--- Begin ---

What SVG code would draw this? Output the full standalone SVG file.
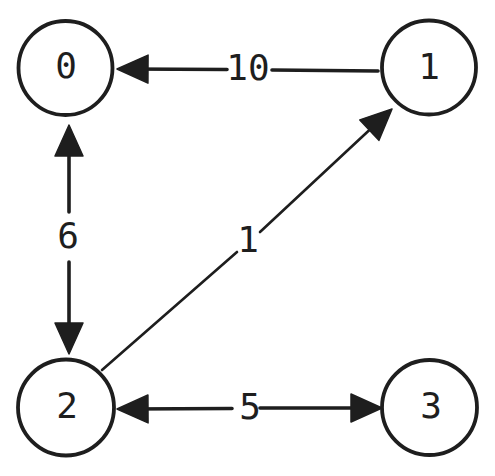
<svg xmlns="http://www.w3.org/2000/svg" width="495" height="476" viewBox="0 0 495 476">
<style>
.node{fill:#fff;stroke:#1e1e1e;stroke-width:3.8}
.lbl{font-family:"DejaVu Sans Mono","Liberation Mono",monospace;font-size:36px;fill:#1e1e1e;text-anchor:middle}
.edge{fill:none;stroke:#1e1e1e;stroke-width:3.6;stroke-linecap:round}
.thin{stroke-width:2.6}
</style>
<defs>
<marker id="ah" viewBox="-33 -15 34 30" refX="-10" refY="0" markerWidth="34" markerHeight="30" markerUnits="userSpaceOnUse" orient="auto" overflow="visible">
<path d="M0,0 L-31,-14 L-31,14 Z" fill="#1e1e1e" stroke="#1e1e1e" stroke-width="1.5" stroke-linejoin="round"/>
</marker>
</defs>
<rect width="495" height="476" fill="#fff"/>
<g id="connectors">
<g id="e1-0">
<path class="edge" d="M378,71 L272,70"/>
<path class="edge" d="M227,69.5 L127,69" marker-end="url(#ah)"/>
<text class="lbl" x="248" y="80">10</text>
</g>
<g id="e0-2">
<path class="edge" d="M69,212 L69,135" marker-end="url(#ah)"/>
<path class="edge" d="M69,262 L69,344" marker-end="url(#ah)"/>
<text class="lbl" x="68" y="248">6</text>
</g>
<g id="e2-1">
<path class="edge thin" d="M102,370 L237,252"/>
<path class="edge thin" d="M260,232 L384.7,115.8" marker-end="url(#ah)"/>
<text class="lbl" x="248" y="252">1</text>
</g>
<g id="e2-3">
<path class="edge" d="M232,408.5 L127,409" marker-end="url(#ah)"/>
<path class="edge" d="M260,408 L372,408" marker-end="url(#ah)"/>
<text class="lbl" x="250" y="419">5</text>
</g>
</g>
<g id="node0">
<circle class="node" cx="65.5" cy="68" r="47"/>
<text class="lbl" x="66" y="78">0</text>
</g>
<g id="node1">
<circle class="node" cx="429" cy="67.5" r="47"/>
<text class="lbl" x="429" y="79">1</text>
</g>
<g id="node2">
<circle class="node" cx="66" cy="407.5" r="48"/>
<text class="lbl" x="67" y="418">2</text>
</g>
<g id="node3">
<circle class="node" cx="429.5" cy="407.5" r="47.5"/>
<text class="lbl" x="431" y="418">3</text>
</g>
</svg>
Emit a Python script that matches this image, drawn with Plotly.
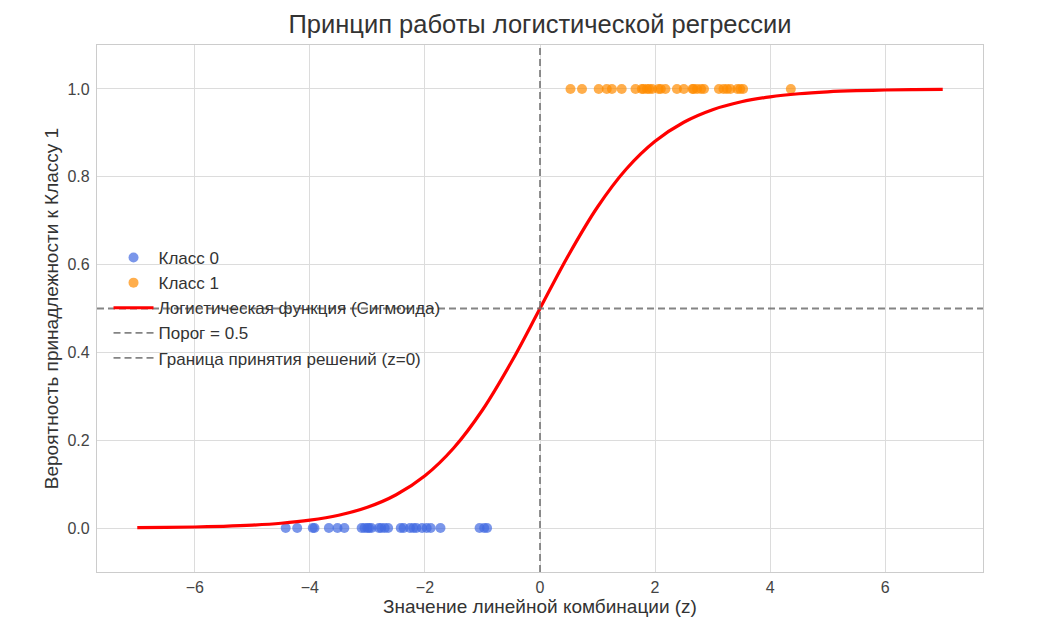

--- End ---

◆ EXERCISE
Write out the entries again, exactly as given, skipping any images.

◆ FINISHED ANSWER
What SVG code would draw this? Output the full standalone SVG file.
<svg xmlns="http://www.w3.org/2000/svg" width="495" height="476" viewBox="0 0 495 476">
<style>
.node{fill:#fff;stroke:#1e1e1e;stroke-width:3.8}
.lbl{font-family:"DejaVu Sans Mono","Liberation Mono",monospace;font-size:36px;fill:#1e1e1e;text-anchor:middle}
.edge{fill:none;stroke:#1e1e1e;stroke-width:3.6;stroke-linecap:round}
.thin{stroke-width:2.6}
</style>
<defs>
<marker id="ah" viewBox="-33 -15 34 30" refX="-10" refY="0" markerWidth="34" markerHeight="30" markerUnits="userSpaceOnUse" orient="auto" overflow="visible">
<path d="M0,0 L-31,-14 L-31,14 Z" fill="#1e1e1e" stroke="#1e1e1e" stroke-width="1.5" stroke-linejoin="round"/>
</marker>
</defs>
<rect width="495" height="476" fill="#fff"/>
<g id="connectors">
<g id="e1-0">
<path class="edge" d="M378,71 L272,70"/>
<path class="edge" d="M227,69.5 L127,69" marker-end="url(#ah)"/>
<text class="lbl" x="248" y="80">10</text>
</g>
<g id="e0-2">
<path class="edge" d="M69,212 L69,135" marker-end="url(#ah)"/>
<path class="edge" d="M69,262 L69,344" marker-end="url(#ah)"/>
<text class="lbl" x="68" y="248">6</text>
</g>
<g id="e2-1">
<path class="edge thin" d="M102,370 L237,252"/>
<path class="edge thin" d="M260,232 L384.7,115.8" marker-end="url(#ah)"/>
<text class="lbl" x="248" y="252">1</text>
</g>
<g id="e2-3">
<path class="edge" d="M232,408.5 L127,409" marker-end="url(#ah)"/>
<path class="edge" d="M260,408 L372,408" marker-end="url(#ah)"/>
<text class="lbl" x="250" y="419">5</text>
</g>
</g>
<g id="node0">
<circle class="node" cx="65.5" cy="68" r="47"/>
<text class="lbl" x="66" y="78">0</text>
</g>
<g id="node1">
<circle class="node" cx="429" cy="67.5" r="47"/>
<text class="lbl" x="429" y="79">1</text>
</g>
<g id="node2">
<circle class="node" cx="66" cy="407.5" r="48"/>
<text class="lbl" x="67" y="418">2</text>
</g>
<g id="node3">
<circle class="node" cx="429.5" cy="407.5" r="47.5"/>
<text class="lbl" x="431" y="418">3</text>
</g>
</svg>
Emit a Python script that matches this image, drawn with Plotly.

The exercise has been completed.